Risk assessment and confidence calibration
- Existence: Confirmed. Microsoft’s Update Guide lists CVE-2026-20926 as a Windows SMB Server Elevation of Privilege entry; that is the canonical vendor acknowledgement. Administrators should treat the CVE as real and actionable.
- Public technical depth: Low-to-medium. The vendor advisory confirms impact but publishes only limited low-level technical detail at initial disclosure — a conservative stance intended to reduce short-term attack surface while patches are rolled out.
- Exploitation evidence: No confirmed public PoC or mass in-the-wild reports tied to CVE-2026-20926 were found in mainstream security feeds at the time of this reporting. That reduces immediate mass-exploitation urgency but does not lower the need for prioritized remediation in high-value or exposed environments. Administrators must stay alert for rapid proof-of-concept releases and vendor detection updates.
Strengths and weaknesses of Microsoft’s disclosure approach
Strengths:- The vendor’s confidence metric gives defensible triage cues: it separates mere reports from validated, actionable advisories.
- Controlled disclosure reduces the chance that exploit-ready details reach attackers before customers can broadly patch.
- Limited public technical detail can frustrate advanced detection engineering teams that rely on patch diffs and PoCs to build EDR signatures quickly.
- Dynamic rendering of vendor KB mapping pages sometimes complicates automated validation of KB→SKU mappings; administrators must confirm packages interactively before mass deployment.
What defenders should do right now — a concise 10-point playbook
- Confirm the affected SKUs and KB mappings for CVE-2026-20926 via the Microsoft Security Update Guide; use interactive checks for exact package names.
- Inventory all SMB Server hosts and prioritize internet-exposed and high-value servers for immediate patching.
- Enforce SMB signing and enable Extended Protection for Authentication where compatible.
- Block SMB outbound traffic from endpoints to untrusted hosts; block inbound SMB at perimeter layers where possible.
- Deploy the vendor KB in a controlled pilot before enterprise rollout; confirm service functionality post-patch.
- Hunt for anomalous SMB negotiations and outbound SMB sessions from endpoints.
- Validate backups and recovery plans for critical file servers before patching.
- Apply least-privilege and hardening controls to admin workstations and management hosts.

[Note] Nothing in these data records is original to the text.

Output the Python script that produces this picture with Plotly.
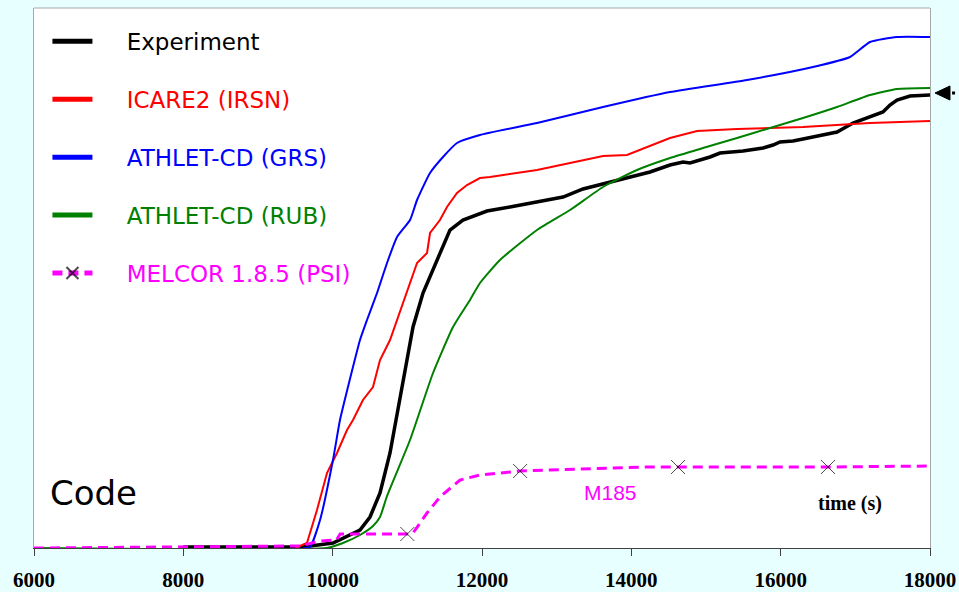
import plotly.graph_objects as go

# ---- data (time in s, response in arbitrary units) ----
exp_t = [8000, 9000, 9600, 10004, 10366, 10500, 10634, 10768, 10902, 10996, 11076, 11210, 11397,
         11571, 11745, 11973, 12067, 12375, 12683, 13085, 13353, 13621, 13942, 14250, 14518,
         14692, 14786, 15054, 15188, 15496, 15764, 15898, 15991, 16165, 16299, 16567, 16755,
         16969, 17196, 17370, 17464, 17558, 17732, 18000]
exp_v = [1, 1, 1, 5, 18, 31, 55, 95, 148, 188, 221, 255, 288,
         318, 328, 335, 337, 341, 345, 351, 359, 364, 370, 376, 383,
         386, 385, 391, 395, 397, 400, 403, 406, 407, 409, 413, 416,
         425, 431, 436, 443, 448, 452, 453]

icare_t = [9500, 9656, 9790, 9924, 10058, 10192, 10272, 10406, 10540, 10634, 10768, 10875, 10996,
           11130, 11264, 11304, 11437, 11531, 11665, 11799, 11973, 12107, 12737, 13179, 13621,
           13942, 14210, 14518, 14880, 15415, 16299, 17196, 18000]
icare_v = [0, 5, 38, 75, 95, 118, 128, 148, 161, 188, 208, 231, 255,
           285, 295, 315, 328, 341, 355, 363, 370, 371, 378, 385, 392,
           393, 401, 410, 417, 419, 421, 425, 427]

grs_t = [9600, 9697, 9831, 10004, 10098, 10205, 10272, 10366, 10460, 10594, 10728, 10862, 11036,
         11130, 11304, 11478, 11665, 11973, 12737, 13621, 14518, 15549, 16433, 16929, 17196,
         17558, 18000]
grs_v = [0, 1, 28, 88, 128, 161, 181, 208, 228, 255, 285, 311, 328,
         348, 375, 391, 405, 413, 425, 441, 456, 468, 481, 491, 506,
         511, 511]

rub_t = [6000, 9924, 10138, 10366, 10540, 10634, 10728, 11036, 11344, 11612, 11839, 11973, 12241,
         12737, 13179, 13621, 14076, 14518, 14960, 15415, 15857, 16299, 16755, 17196, 17558, 18000]
rub_v = [0, 0, 5, 13, 22, 31, 52, 108, 175, 221, 248, 265, 288,
         318, 338, 361, 378, 390, 400, 410, 420, 430, 441, 453, 459, 460]

mel_t = [6000, 9560, 9830, 10050, 10100, 11000, 11076, 11264, 11437, 11705, 11973, 12510,
         13312, 14210, 14625, 16634, 18000]
mel_v = [0, 2, 7, 8, 14, 14, 15, 35, 51, 68, 73, 77,
         79, 81, 81, 81, 82]
mel_marked = [11000, 12510, 14625, 16634]

x_ticks = [6000, 8000, 10000, 12000, 14000, 16000, 18000]

NB = "\u00a0" * 4

fig = go.Figure()
fig.add_trace(go.Scatter(x=exp_t, y=exp_v, mode="lines", name=NB + "Experiment",
                         line=dict(color="black", width=3.5), legendgroup="a"))
fig.add_trace(go.Scatter(x=icare_t, y=icare_v, mode="lines",
                         name=NB + "<span style='color:#FF0000'>ICARE2 (IRSN)</span>",
                         line=dict(color="#FF0000", width=2), legendgroup="b"))
fig.add_trace(go.Scatter(x=grs_t, y=grs_v, mode="lines",
                         name=NB + "<span style='color:#0000FF'>ATHLET-CD (GRS)</span>",
                         line=dict(color="#0000FF", width=2, shape="spline", smoothing=0.5),
                         legendgroup="c"))
fig.add_trace(go.Scatter(x=rub_t, y=rub_v, mode="lines",
                         name=NB + "<span style='color:#008000'>ATHLET-CD (RUB)</span>",
                         line=dict(color="#008000", width=2, shape="spline", smoothing=0.5),
                         legendgroup="d"))
fig.add_trace(go.Scatter(x=mel_t, y=mel_v, mode="lines+markers",
                         name=NB + "<span style='color:#FF00FF'>MELCOR 1.8.5 (PSI)</span>",
                         line=dict(color="#FF00FF", width=3, dash="10px,6px"),
                         marker=dict(symbol="x-thin", color="black",
                                     size=[14 if t in mel_marked else 0 for t in mel_t],
                                     line=dict(color="black", width=1)),
                         legendgroup="e"))

fig.update_layout(
    width=959, height=592,
    margin=dict(l=34, r=29, t=8, b=44, autoexpand=False),
    paper_bgcolor="#E8FFFF",
    plot_bgcolor="white",
    showlegend=True,
    legend=dict(x=0.015, y=0.978, xanchor="left", yanchor="top",
                bgcolor="rgba(0,0,0,0)", font=dict(family="DejaVu Sans", size=23, color="black"),
                tracegroupgap=25, traceorder="grouped", itemsizing="constant", itemwidth=40),
    xaxis=dict(range=[6000, 18000], tickvals=x_ticks, ticktext=[str(v) for v in x_ticks],
               showgrid=False, zeroline=False, showline=True, linecolor="#404040", linewidth=1,
               ticks="outside", ticklen=7, tickcolor="#404040", ticklabelstandoff=6,
               tickfont=dict(family="Liberation Serif", size=21, color="black", weight="bold"),
               automargin=False),
    yaxis=dict(range=[0, 540], showticklabels=False, showgrid=False, zeroline=False,
               showline=True, linecolor="#A8A8A8", linewidth=1, mirror=True, ticks="",
               automargin=False),
    shapes=[
        dict(type="line", xref="paper", yref="paper", x0=0, x1=1, y0=1, y1=1,
             line=dict(color="#A8A8A8", width=1)),
        dict(type="path", xref="paper", yref="paper",
             path="M 1.0056,0.8426 L 1.0223,0.8556 L 1.0223,0.8296 Z",
             fillcolor="black", line=dict(color="black", width=1)),
        dict(type="line", xref="paper", yref="paper", x0=1.0246, x1=1.04, y0=0.8426, y1=0.8426,
             line=dict(color="black", width=3, dash="3px,5px")),
    ],
    annotations=[
        dict(text="Code", xref="paper", yref="paper", x=0.0156, y=0.102, xanchor="left",
             yanchor="middle", showarrow=False,
             font=dict(family="DejaVu Sans", size=34, color="black")),
        dict(text="M185", xref="paper", yref="paper", x=0.643, y=0.1037, xanchor="center",
             yanchor="middle", showarrow=False,
             font=dict(family="Liberation Sans", size=21, color="#FF00FF")),
        dict(text="<b>time (s)</b>", xref="paper", yref="paper", x=0.9107, y=0.0833,
             xanchor="center", yanchor="middle", showarrow=False,
             font=dict(family="Liberation Serif", size=20, color="black")),
    ],
)

fig.write_html("out.html", config={"displayModeBar": False},
               post_script="document.body.style.margin='0';")
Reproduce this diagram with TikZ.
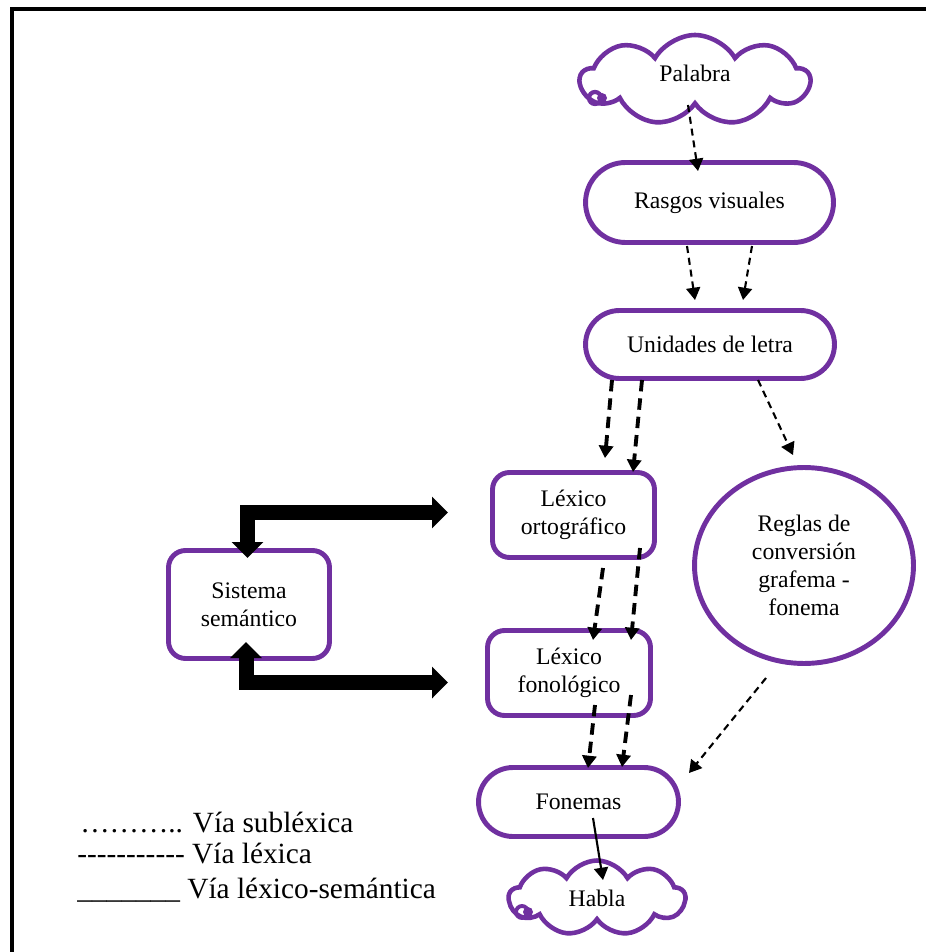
\documentclass[tikz,border=0pt]{standalone}
\usepackage{fontspec}
\setmainfont{Liberation Serif}
\usetikzlibrary{shapes.misc,shapes.geometric,shapes.symbols,arrows.meta,calc}

\definecolor{wordpurple}{RGB}{112,48,160}
\newcommand{\boxfont}{\fontsize{13.5}{16}\selectfont}
\newcommand{\legfont}{\fontsize{16.7}{19}\selectfont}
\newcommand{\hyph}{-\kern0pt}

\tikzset{
  outline/.style={draw=wordpurple, line width=2.8pt, fill=white, font=\boxfont,
    align=center, inner sep=0pt, outer sep=0pt},
  stadium/.style={outline, rounded rectangle},
  roundbox/.style={outline, rectangle, rounded corners=0.34cm},
  rulebubble/.style={outline, ellipse},
  puff/.style={outline, cloud, cloud puffs=9, cloud puff arc=120, aspect=2.5, line width=2.6pt},
  sublex/.style={->, line width=1.2pt, dash pattern=on 4pt off 2.8pt},
  lexical/.style={->, line width=2.2pt, dash pattern=on 6.5pt off 4pt},
  semantic/.style={->, line width=1.2pt},
  bigarrow/.style={{Triangle[length=0.32cm,width=0.62cm]}-{Triangle[length=0.32cm,width=0.62cm]},
    line width=0.3cm, line join=miter},
  legend/.style={font=\legfont, anchor=base west, inner sep=0pt}
}

\begin{document}
\begin{tikzpicture}[x=0.02cm, y=-0.02cm, >={Triangle[length=7pt,width=8pt]}]
        \useasboundingbox (0,0) rectangle (926,952);

        % Frame (only top and left show)
        \draw[line width=2.3pt] (12,952) -- (12,9) -- (926,9);

        % Define nodes
        \node[puff, minimum width=4.58cm, minimum height=1.8cm] (palabra) at (695, 80) {\raisebox{8pt}{Palabra}};
        \node[stadium, minimum width=4.96cm, minimum height=1.6cm] (rasgos) at (709.5, 202.5) {Rasgos visuales};
        \node[stadium, minimum width=4.98cm, minimum height=1.36cm] (unidades) at (710, 344.5) {Unidades de letra};
        \node[roundbox, minimum width=3.24cm, minimum height=1.7cm] (lexort) at (573.5, 515) {Léxico\\ortográfico};
        \node[rulebubble, minimum width=4.38cm, minimum height=3.92cm] (reglas) at (804, 565.5) {Reglas de\\conversión\\grafema -\\fonema};
        \node[roundbox, minimum width=3.22cm, minimum height=2.16cm] (sem) at (249, 604.5) {Sistema\\semántico};
        \node[roundbox, minimum width=3.26cm, minimum height=1.7cm] (lexfon) at (569, 673) {Léxico\\fonológico};
        \node[stadium, minimum width=4cm, minimum height=1.38cm] (fonemas) at (578.5, 802) {Fonemas};
        \node[puff, minimum width=3.52cm, minimum height=1.5cm] (habla) at (597, 898) {Habla};

        % Little loops of the clouds
        \draw[wordpurple, line width=2.4pt] ($(palabra)+(-100,18)$) circle (6);
        \fill[wordpurple] ($(palabra)+(-93,18)$) circle (5);
        \draw[wordpurple, line width=2.2pt] ($(habla)+(-75,14)$) circle (6);
        \fill[wordpurple] ($(habla)+(-69,14)$) circle (5);

        % Sublexical route
        \draw[sublex] ($(palabra)+(-7,25)$) -- ($(rasgos)+(-11.5,-31.5)$);
        \draw[sublex] ($(rasgos)+(-22.5,43.5)$) -- ($(unidades)+(-15,-44.5)$);
        \draw[sublex] ($(rasgos)+(42.5,43.5)$) -- ($(unidades)+(33,-44.5)$);
        \draw[sublex] ($(unidades)+(48,35.5)$) -- ($(reglas)+(-11,-110.5)$);
        \draw[sublex] ($(reglas)+(-38,112.5)$) -- ($(fonemas)+(110.5,-29)$);

        % Lexical route
        \draw[lexical] ($(unidades)+(-98,35.5)$) -- ($(lexort)+(31.5,-57)$);
        \draw[lexical] ($(unidades)+(-68,35.5)$) -- ($(lexort)+(59.5,-43)$);
        \draw[lexical] ($(lexort)+(29.5,53)$) -- ($(lexfon)+(24,-33)$);
        \draw[lexical] ($(lexort)+(66.5,33)$) -- ($(lexfon)+(62,-33)$);
        \draw[lexical] ($(lexfon)+(26,32)$) -- ($(fonemas)+(9.5,-34)$);
        \draw[lexical] ($(lexfon)+(62,22)$) -- ($(fonemas)+(43.5,-35)$);

        % Lexical-semantic route
        \draw[bigarrow] ($(sem)+(-1.5,-46.5)$) |- ($(lexort)+(-125.5,-2.5)$);
        \draw[bigarrow] ($(sem)+(-3,37.5)$) |- ($(lexfon)+(-121,9.5)$);
        \draw[semantic] ($(fonemas)+(14.5,16)$) -- ($(habla)+(6,-18)$);

        % Legend
        \node[legend] (leg1) at (80, 832) {……….. Vía subléxica};
        \node[legend] (leg2) at (77, 863) {\hyph\hyph\hyph\hyph\hyph\hyph\hyph\hyph\hyph\hyph\hyph{} Vía léxica};
        \node[legend] (leg3) at (77, 898) {\textunderscore\textunderscore\textunderscore\textunderscore\textunderscore\textunderscore\textunderscore{} Vía léxico-semántica};

    \end{tikzpicture}
\end{document}
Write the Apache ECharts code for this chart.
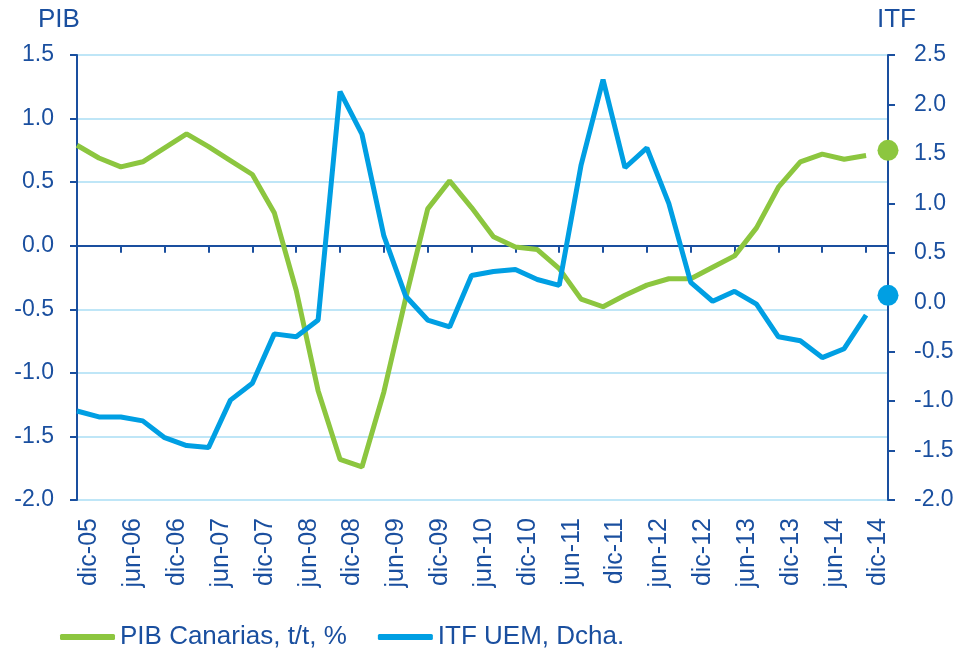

- Coordinate with threat-intel and patch-management teams to respond rapidly to any PoC or exploit evidence.
- Maintain layered controls: EDR, network segmentation, and monitoring — don’t rely on a single mitigation.
Closing analysis — measured urgency
CVE-2026-20926 is a validated SMB Server elevation-of-privilege advisory in Microsoft’s January 2026 update set. The vendor’s confidence metric confirms its existence but intentionally frames disclosure so technical exploit detail is limited at initial publication. That posture reduces immediate public weaponization risk but places a premium on quick, methodical patching and network hardening by defenders.Administrators should treat this advisory as a high-priority operational item for SMB Server hosts: confirm KB mappings, patch with tested rollouts, enforce SMB signing and EPA, and hunt for SMB anomalies. Because SMB vulnerabilities historically provide attractive escalation and lateral-movement primitives, organizations must not defer remediation in hopes that “no PoC” equals “no risk.” Use Microsoft’s Update Guide as the authoritative source for KB packages, and integrate compensating network controls while rollouts proceed. Final caution: if your environment exposes SMB to untrusted networks, treat that exposure as a high-severity operational defect until both vendor patches are applied and SMB hardening is enforced.